The Food and Drug Administration recently reopened comments about their policy of allowing some intestines, but not others, into the U.S. food supply. When the first few cases of mad cow disease started popping up, the FDA’s gut reaction was to ban all guts from food and personal care products. But, in 2005, USDA and FDA amended their draft rule to “permit the use of the entire small intestine for human food” if the last 80 uncoiled inches going to the colon was removed. Since then, though, studies have shown that infectious mad cow prions can be found throughout all parts of the intestine, from the stomach down to the cow’s colon—raising the question of whether all entrails should again be removed.
The North American Meat Association says no, wanting to keep cattle insides inside the food supply, similar to what we heard from the CTFA—the Cosmetic, Toiletry and Fragrance Association. They protested that by banning from cosmetics downer and dead cattle, as well as “brain, skull, eyes, [and] spinal cords,” as well as “intestine[s] and tonsils,” our nation’s supply of cosmetics could be put in jeopardy. There could be a tallow shortage for soap, for example. The FDA may not realize that cosmetics and personal care products are a quarter-trillion dollar industry worldwide.
In the end, the FDA tentatively concluded that intestines should continue to be allowed in the food and cosmetic supply, because only trace amounts of infectivity have been found throughout the bowels of cattle—a conclusion they have to make, since, otherwise, all meat would have to be banned as well, because new research shows that mad cow infectivity is in the muscles, too. And, not just the atypical cases of BSE, like the last mad cow found in California, but now we know, the typical BSE as well—bovine spongiform encephalopathy (mad cow disease). Low levels of infectious prions have been found in the ribs, shoulders, tenderloins, sirloin tips, and round cuts of meat.

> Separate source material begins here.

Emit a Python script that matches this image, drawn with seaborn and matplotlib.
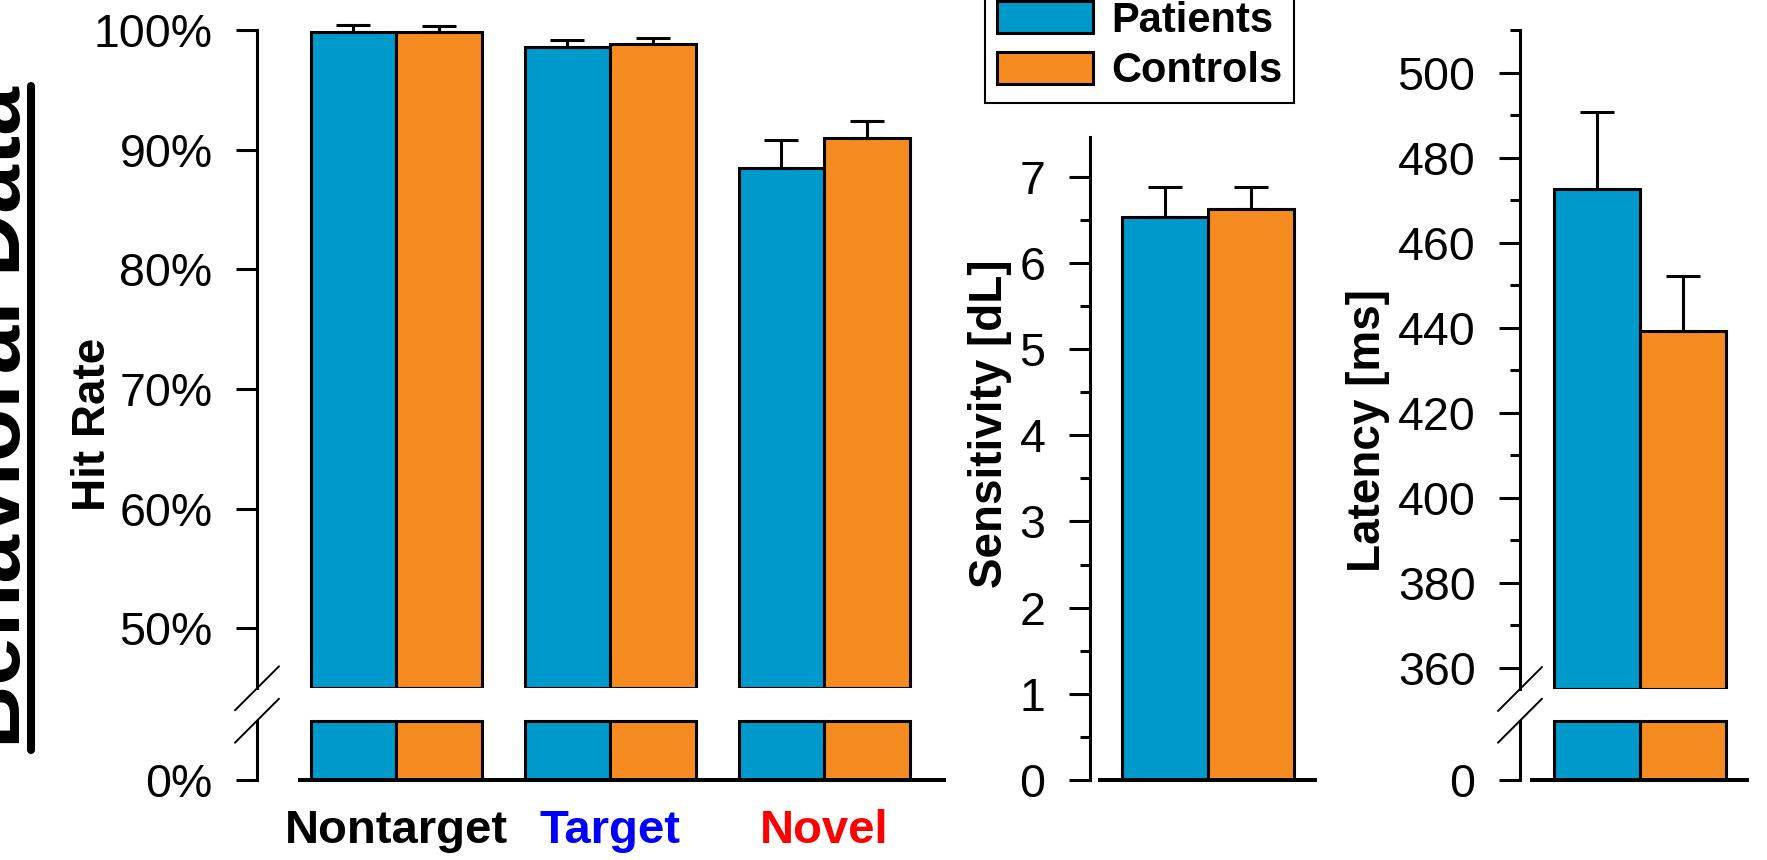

The latest estimates out of Britain suggest 15,000 people are currently incubating the human form of mad cow disease, contracted through the consumption of infected meat. Fewer than 200 Brits have died so far of variant Creutzfeldt-Jakob disease, but the incubation period for this invariably fatal neurodegenerative disease can be decades—the time between eating the meat, and one’s brain filling up with holes.
The fact that so many people are carrying it has important implications for the safety of blood transfusions—that’s why many Americans who’ve lived in England are barred by the Red Cross from donating blood, as well as the safety of handling surgical instruments that may have cut into someone who’s a carrier, since it’s so hard to sterilize anything, once contaminated.
Given these factors, it may be prudent to err on the side of caution when regulating which intestines are allowed on and in our mouths. But, it’s a balance. As one meat company points out, guts are not just used for lipstick, “intestine is… human food, “providing us with [a] precious source of protein which is [evidently] essential for our human population.”